I had offered him suicide by cop but he had already chosen suicide by tank. He had seen me coming and he had guessed who I was. Like Vassell and Coomer he had been sitting numb day after day just waiting for the other shoe to drop. And finally there it was, at last, the other shoe, coming straight at him through the desert dust in a Humvee. He had thought and he had decided and he had gotten on the radio.
He was going down, and he was taking me with him.
I could hear the tanks pretty close now. Not more than eight or nine hundred yards. I could hear the squeal and clatter of their tracks. They were still moving fast. They would be fanning out, like it said in the field manual. They would be pitching and rolling. They would be kicking up rooster tails of dust. They would be forming a loose mobile semicircle with their big guns pointing inward like the spokes of a wheel.
I crawled back and looked at my Humvee. But if I went for it Marshall would shoot me down from the safety of the hut.
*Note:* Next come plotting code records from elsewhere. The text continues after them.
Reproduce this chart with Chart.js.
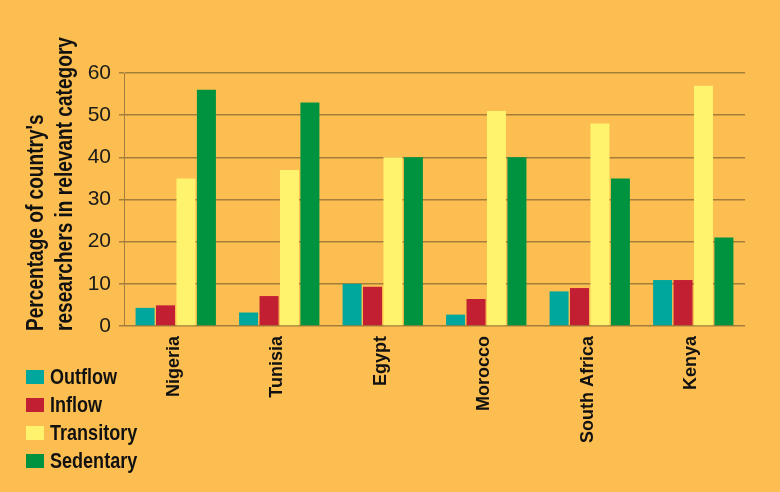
<!DOCTYPE html>
<html lang="en">
<head>
<meta charset="UTF-8">
<title>Researcher mobility by country</title>
<script src="https://cdn.jsdelivr.net/npm/chart.js"></script>
<style>
    body {
        margin: 0;
        background: #FCBE50;
    }
    canvas {
        display: block;
    }
</style>
</head>
<body>
<canvas id="mobilityChart" width="780" height="492"></canvas>
<script>
    // data
    const countries = ["Nigeria", "Tunisia", "Egypt", "Morocco", "South Africa", "Kenya"];
    const outflow    = [4.3, 3.2, 10, 2.7, 8.2, 10.9];
    const inflow     = [4.9, 7.1, 9.3, 6.4, 9.0, 10.9];
    const transitory = [35, 37, 40, 51, 48, 57];
    const sedentary  = [56, 53, 40, 40, 35, 21];
    const seriesNames = ["Outflow", "Inflow", "Transitory", "Sedentary"];
    const yTitle = ["Percentage of country's", "researchers in relevant category"];

    const colors = ["#00A79D", "#C21F32", "#FFF36E", "#00933F"];
    const gridColor = "#A27E3A";
    const sans = "'Liberation Sans', Arial, sans-serif";
    const squeeze = 0.82; // no condensed font here, so narrow the text by hand

    // rotated country names, reading bottom to top
    const countryLabels = {
        id: 'countryLabels',
        afterDraw(chart) {
            const ctx = chart.ctx;
            const xs = chart.scales.x;
            ctx.save();
            ctx.font = "bold 18px " + sans;
            ctx.fillStyle = "#111";
            ctx.textAlign = "right";
            ctx.textBaseline = "middle";
            countries.forEach((name, i) => {
                const x = xs.getPixelForValue(i) - 2;
                ctx.save();
                ctx.translate(x, chart.chartArea.bottom + 10);
                ctx.rotate(-Math.PI / 2);
                ctx.fillText(name, 0, 0);
                ctx.restore();
            });
            ctx.restore();
        }
    };

    // two line y-axis title, starting at the bottom
    const axisTitle = {
        id: 'axisTitle',
        afterDraw(chart) {
            const ctx = chart.ctx;
            ctx.save();
            ctx.font = "bold 23px " + sans;
            ctx.fillStyle = "#111";
            ctx.textAlign = "left";
            ctx.textBaseline = "middle";
            ctx.translate(0, chart.chartArea.bottom + 5);
            ctx.rotate(-Math.PI / 2);
            ctx.scale(0.83, 1);
            yTitle.forEach((line, i) => {
                ctx.fillText(line, 0, 37 + i * 29);
            });
            ctx.restore();
        }
    };

    // legend in the lower left corner
    const sideLegend = {
        id: 'sideLegend',
        afterDraw(chart) {
            const ctx = chart.ctx;
            ctx.save();
            ctx.font = "bold 22px " + sans;
            ctx.textBaseline = "middle";
            chart.data.datasets.forEach((ds, i) => {
                const y = 377 + i * 28;
                ctx.fillStyle = ds.backgroundColor;
                ctx.fillRect(26, y - 7, 18, 14);
                ctx.fillStyle = "#111";
                ctx.save();
                ctx.translate(50, y + 1);
                ctx.scale(squeeze, 1);
                ctx.fillText(ds.label, 0, 0);
                ctx.restore();
            });
            ctx.restore();
        }
    };

    const seriesData = [outflow, inflow, transitory, sedentary];

    const ctx = document.getElementById('mobilityChart').getContext('2d');
    const mobilityChart = new Chart(ctx, {
        type: 'bar',
        data: {
            labels: countries,
            datasets: seriesNames.map((name, i) => ({
                label: name,
                data: seriesData[i],
                backgroundColor: colors[i],
                borderWidth: 0,
                categoryPercentage: 0.79,
                barPercentage: 0.93
            }))
        },
        options: {
            responsive: false,
            animation: false,
            devicePixelRatio: 1,
            layout: {
                padding: { top: 73, right: 35, left: 0, bottom: 0 }
            },
            plugins: {
                legend: { display: false },
                tooltip: { enabled: false }
            },
            scales: {
                x: {
                    grid: { display: false },
                    border: { display: false },
                    ticks: { display: false },
                    afterFit: (scale) => { scale.height = 166; }
                },
                y: {
                    min: 0,
                    max: 60,
                    ticks: {
                        stepSize: 10,
                        padding: 8,
                        color: "#1a1a1a",
                        font: { family: sans, size: 21 }
                    },
                    grid: {
                        color: gridColor,
                        lineWidth: 1.5,
                        tickLength: 5,
                        tickColor: gridColor
                    },
                    border: { color: gridColor, width: 1 },
                    afterFit: (scale) => { scale.width = 124; }
                }
            }
        },
        plugins: [countryLabels, axisTitle, sideLegend]
    });
</script>
</body>
</html>
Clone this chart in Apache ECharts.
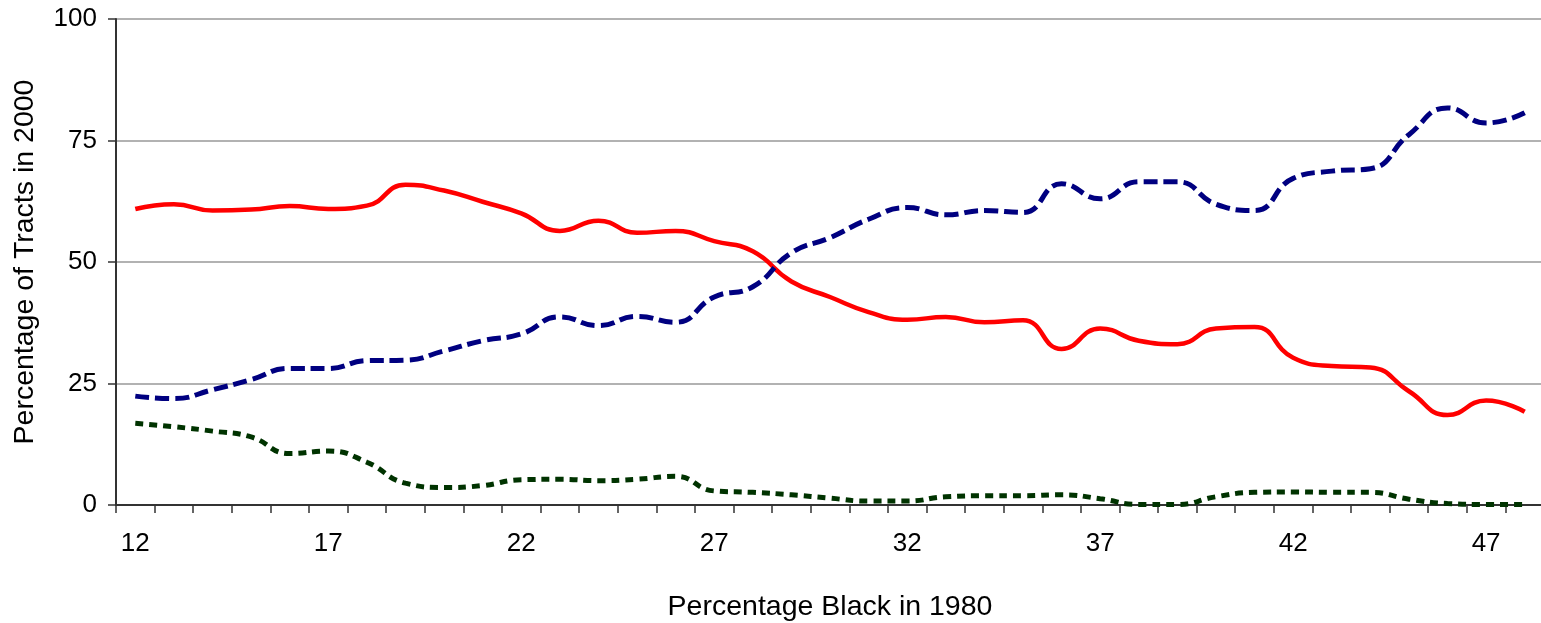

No question about that. The twenty-five yards of open ground must have looked as good to him as they looked to me.
I waited.
I heard the boom of a gun and the whump of a shell and I stood up and ran the other way. I heard another boom and another whump and the first shell slammed into the Sheridan and bowled it all the way over and then the second hit Marshall’s Humvee and demolished it completely. I threw myself behind the north corner of the hut and rolled tight against the base of the wall and listened to shards of metal rattling against the cinder blocks and the screeching as the old Sheridan’s armor finally came apart.
The tanks were very close now. I could hear their engine notes rising and falling as they breasted rises and crashed through dips. I could hear their tracks slapping against their skirts. I could hear their hydraulics whining as they traversed their guns.
I got to my feet. Stood up straight. Wiped dust out of my eyes. Stepped over to the iron door. Saw the bright crater my gun had made. I knew Marshall had to be either standing in the south window looking for me running or standing in the west window looking for me dead behind the wreckage. I knew he was tall and I knew he was right-handed. I fixed an abstract target in my mind. Moved my left hand and put it on the doorknob. Waited.
The next shells were fired so close that I heard boom whump boom whump with no pause in between. I pulled the door and stepped inside. Marshall was right there in front of me. He was facing away, looking south, framed by the brightness of the window. I aimed at his right shoulder blade and pulled the trigger and a shell took the roof off the hut. The room was instantly full of dust and I was hit by falling beams and corrugated sheets and stung by fragments of flying concrete. I went down on my knees. Then I collapsed on my front. I was pinned. I couldn’t see Marshall. I heaved myself back up on my knees and flailed my arms to fight off the debris. The dust was sucking upward in a ragged spiral and I could see bright blue sky above me. I could hear tank tracks all around me. Then I heard another boom whump and the front corner of the hut blew away. It was there, and then it wasn’t. It was solid, and then it was a spray of gray dust coming toward me at the speed of sound. A gale of dusty air whipped after it and knocked me off my feet again.